At year’s end

Year’s end finds me doing the sorts of things I most enjoy: playing with collections, reading new stuff, listening to a wide spectrum of musics, eating/cooking wonderful food, messing with photography. Today I’ve been exploring a project on Borneo, making a database of the hundreds of albums I’ve gathered into Spotify playlists in the last 12 months, and keeping fires going in both woodstoves.

On the organizational front, I’ve just installed a new (3 TB!) Time Machine drive on my desktop computer, and done some of the housekeeping to reorganize the other backup drives that dangle from the machine. I still need a good backup strategy for the terabyte-plus of music files,

The books I’m actively working on include

A History of the Future in 100 Objects

Hild: A Novel

Swann’s Way

Only Yesterday

Dorothy Parker: What Fresh Hell Is This?

River of Shadows: Eadweard Muybridge and the Technological Wild West

Bach: Music in the Castle of Heaven

On Paper: The Everything of Its Two-Thousand-Year History

All Change (Cazalet Chronicles)

Pogo: Bona Fide Balderdash

…and just finished Still Inside: the Tony Rice Story

Other regular reading includes The New Yorker, The New York Review of Books, The Baffler, all in somewhat helter-skelter fashion. Lapham’s Quarterly will join the stable soon.

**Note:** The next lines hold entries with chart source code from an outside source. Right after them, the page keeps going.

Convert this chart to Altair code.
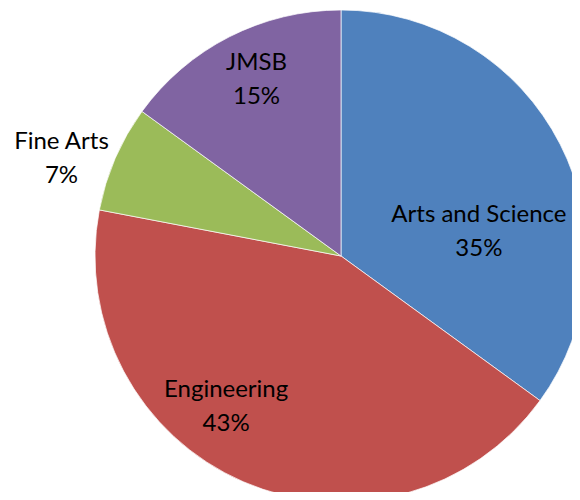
import altair as alt
import pandas as pd
import math

categories = ["Arts and Science", "Engineering", "Fine Arts", "JMSB"]
shares = [35, 43, 7, 15]
colors = ["#4F81BD", "#C0504D", "#9BBB59", "#8064A2"]

df = pd.DataFrame({"category": categories, "share": shares, "order": list(range(len(categories)))})

W, H = 564, 484
CX, CY = 333, 248
R = 246

color_scale = alt.Scale(domain=categories, range=colors)
theta_scale = alt.Scale(domain=[0, 100], range=[0, 2 * math.pi])

pie = alt.Chart(df).mark_arc(radius=R, stroke="#ffffff", strokeWidth=0.7).encode(
    theta=alt.Theta("share:Q", stack=True, scale=theta_scale),
    order=alt.Order("order:Q"),
    color=alt.Color("category:N", scale=color_scale, legend=None),
    x=alt.value(CX),
    y=alt.value(CY),
)

# per-label placement (radius, angular offset) mimicking Excel best-fit labels
label_place = {
    "Arts and Science": (140, 0.298),
    "Engineering": (190, 0.241),
    "Fine Arts": (296, -0.073),
    "JMSB": (195, 0.023),
}

text_base = alt.Chart(df).transform_window(
    cum="sum(share)", sort=[alt.SortField("order")], frame=[None, 0]
).transform_calculate(
    mid="datum.cum - datum.share / 2",
    label="datum.category + '\\n' + datum.share + '%'",
)

layers = [pie]
for cat, (rad, toff) in label_place.items():
    t = text_base.transform_filter(
        alt.datum.category == cat
    ).mark_text(
        radius=rad, thetaOffset=toff, font="Lato", fontSize=24,
        lineBreak="\n", lineHeight=34, color="#000000",
        align="center", baseline="middle", dy=-17,
    ).encode(
        theta=alt.Theta("mid:Q", scale=theta_scale, stack=None),
        text="label:N",
        x=alt.value(CX),
        y=alt.value(CY),
    )
    layers.append(t)

chart = alt.layer(*layers).properties(
    width=W, height=H, padding=0, autosize=alt.AutoSizeParams(type="none")
).configure_view(stroke=None)

chart.save("out.html", embed_options={"renderer": "svg", "actions": False})
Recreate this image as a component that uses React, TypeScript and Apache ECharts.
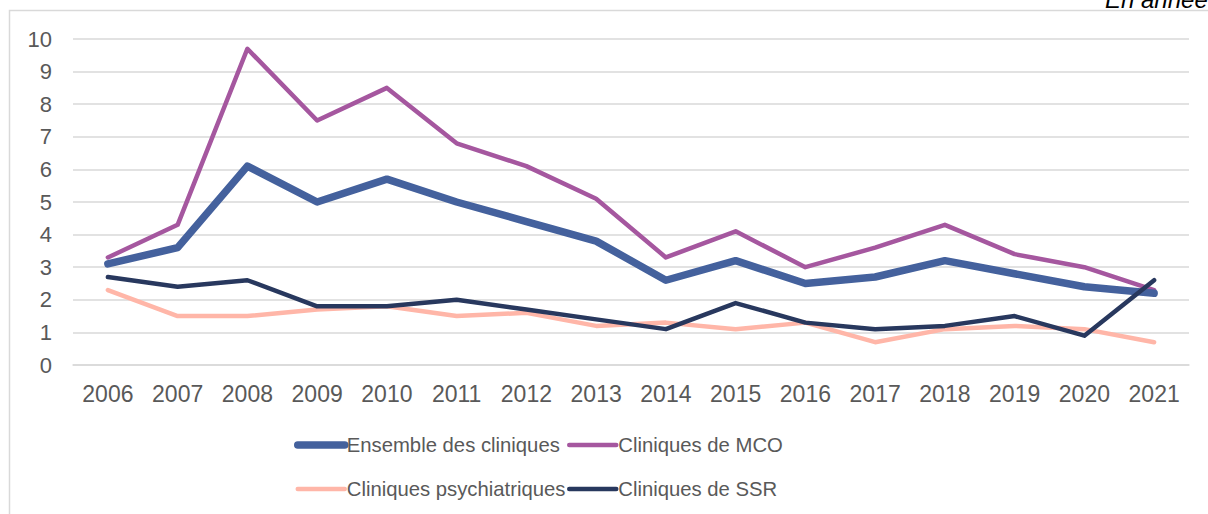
import React, { useEffect, useRef } from "react";
import * as echarts from "echarts";

const years = ["2006","2007","2008","2009","2010","2011","2012","2013","2014","2015","2016","2017","2018","2019","2020","2021"];
const ensemble = [3.1, 3.6, 6.1, 5.0, 5.7, 5.0, 4.4, 3.8, 2.6, 3.2, 2.5, 2.7, 3.2, 2.8, 2.4, 2.2];
const mco = [3.3, 4.3, 9.7, 7.5, 8.5, 6.8, 6.1, 5.1, 3.3, 4.1, 3.0, 3.6, 4.3, 3.4, 3.0, 2.3];
const psy = [2.3, 1.5, 1.5, 1.7, 1.8, 1.5, 1.6, 1.2, 1.3, 1.1, 1.3, 0.7, 1.1, 1.2, 1.1, 0.7];
const ssr = [2.7, 2.4, 2.6, 1.8, 1.8, 2.0, 1.7, 1.4, 1.1, 1.9, 1.3, 1.1, 1.2, 1.5, 0.9, 2.6];

const names = ["Ensemble des cliniques", "Cliniques de MCO", "Cliniques psychiatriques", "Cliniques de SSR"];
const colors = ["#44619D", "#A5579F", "#FFB6A8", "#28385E"];
const widths = [7.5, 4.5, 4.5, 4.5];
const FONT = "'Liberation Sans', Arial, sans-serif";
const TXT = "#595959";

export default function App() {
  const ref = useRef<HTMLDivElement>(null);
  useEffect(() => {
    document.body.style.margin = "0";
    const chart = echarts.init(ref.current!, null, { renderer: "svg" });
    const mk = (i: number, data: number[], z: number) => ({
      name: names[i],
      type: "line",
      data,
      symbol: "none",
      showSymbol: false,
      z,
      lineStyle: { color: colors[i], width: widths[i], cap: "round", join: "round" },
      itemStyle: { color: colors[i] },
    });
    const legItem = (i: number) => ({
      name: names[i],
      itemStyle: { color: "transparent", borderWidth: 0, opacity: 0 },
      lineStyle: { color: colors[i], width: widths[i], cap: "round" },
    });
    const legendBase = {
      orient: "vertical",
      top: 435,
      padding: 0,
      itemWidth: 47,
      itemHeight: 14,
      itemGap: 24,
      textStyle: { fontSize: 20.3, color: TXT, fontFamily: FONT, padding: [0, 0, 0, -3] },
    };
    chart.setOption({
      animation: false,
      backgroundColor: "#fff",
      textStyle: { fontFamily: FONT },
      graphic: [
        {
          type: "rect",
          shape: { x: 9.5, y: 10.5, width: 1300, height: 600 },
          style: { fill: "none", stroke: "#d9d9d9", lineWidth: 1.5 },
          silent: true,
          z: -10,
        },
        {
          type: "text",
          style: {
            x: 1105,
            y: 11,
            text: "En année",
            font: `italic 24px ${FONT}`,
            fill: "#000",
            textAlign: "left",
            textVerticalAlign: "bottom",
          },
        },
      ],
      grid: { left: 73, right: 19, top: 39, bottom: 149 },
      xAxis: {
        type: "category",
        data: years,
        boundaryGap: true,
        axisLine: { show: true, lineStyle: { color: "#d9d9d9", width: 1.5 } },
        axisTick: { show: false },
        axisLabel: { color: TXT, fontSize: 23, fontFamily: FONT, margin: 17 },
      },
      yAxis: {
        type: "value",
        min: 0,
        max: 10,
        interval: 1,
        axisLine: { show: false },
        axisTick: { show: false },
        splitLine: { lineStyle: { color: "#d9d9d9", width: 1.5 } },
        axisLabel: { color: TXT, fontSize: 22, fontFamily: FONT, margin: 21 },
      },
      legend: [
        { ...legendBase, left: 294, data: [legItem(0), legItem(2)] },
        { ...legendBase, left: 567, data: [legItem(1), legItem(3)] },
      ],
      series: [
        mk(1, mco, 2),
        mk(0, ensemble, 3),
        mk(2, psy, 4),
        mk(3, ssr, 5),
      ],
    });
    return () => chart.dispose();
  }, []);
  return <div ref={ref} style={{ width: 1208, height: 514 }} />;
}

The Borneo project began as a waking dream about a week ago, as I found myself thinking about how I would teach a class centered on that always-fascinating corner of the world, with which my life has been entangled for about 50 years. Nobody wants such a course, but it’s been an interesting Gedankenexperiment to rehearse how I’d go about it. And almost needless to say, it’s as much a matter of how to approach the study of anyplace as an essay upon the island itself. And so (especially as I’ve been going to sleep) I’ve been turning over what I know (and what I’d like to know more about) in realms of geography and history and ethnology and trade and hydrology and ecology and demography and politics and musics and arts and epidemiology and agriculture and development and… A couple of days ago I spent a few hours interrogating JSTOR for articles on Kalimantan, from which I downloaded 20 or so, and I’ve been reading those, extracting juicy bits that fit into my evolving narrative, and starting to collect a bibliography of sources that I could get to at Harvard if I spent a day or so in those familiar libraries. This phase of information gathering is all very familiar territory, from years of teaching and preparing to teach, and even without any prospective audience it seems a constructive thing to be doing.

It’s been a very productive year for photography, and I’m anticipating a lot more in 2014. The just-acquired iPhone 5s has a remarkable camera, and my new Nikon D610 oozes potential too. And of course there are still a great many old negatives awaiting digitization. The question of audience continues to not trouble me: I’m content to put photos up on Flickr, and have no grander ambitions along the lines of gallery display or publication.

Just what to do with the music resources continues to baffle me. I’d love to share what I have with like-minded others, and I’d certainly like to expand my circle of musical acquaintances, but I don’t see pathways to either of those ends. I’ve made a list of the year’s Spotify playlists, which offers a glimpse at what I’ve been listening to in that medium.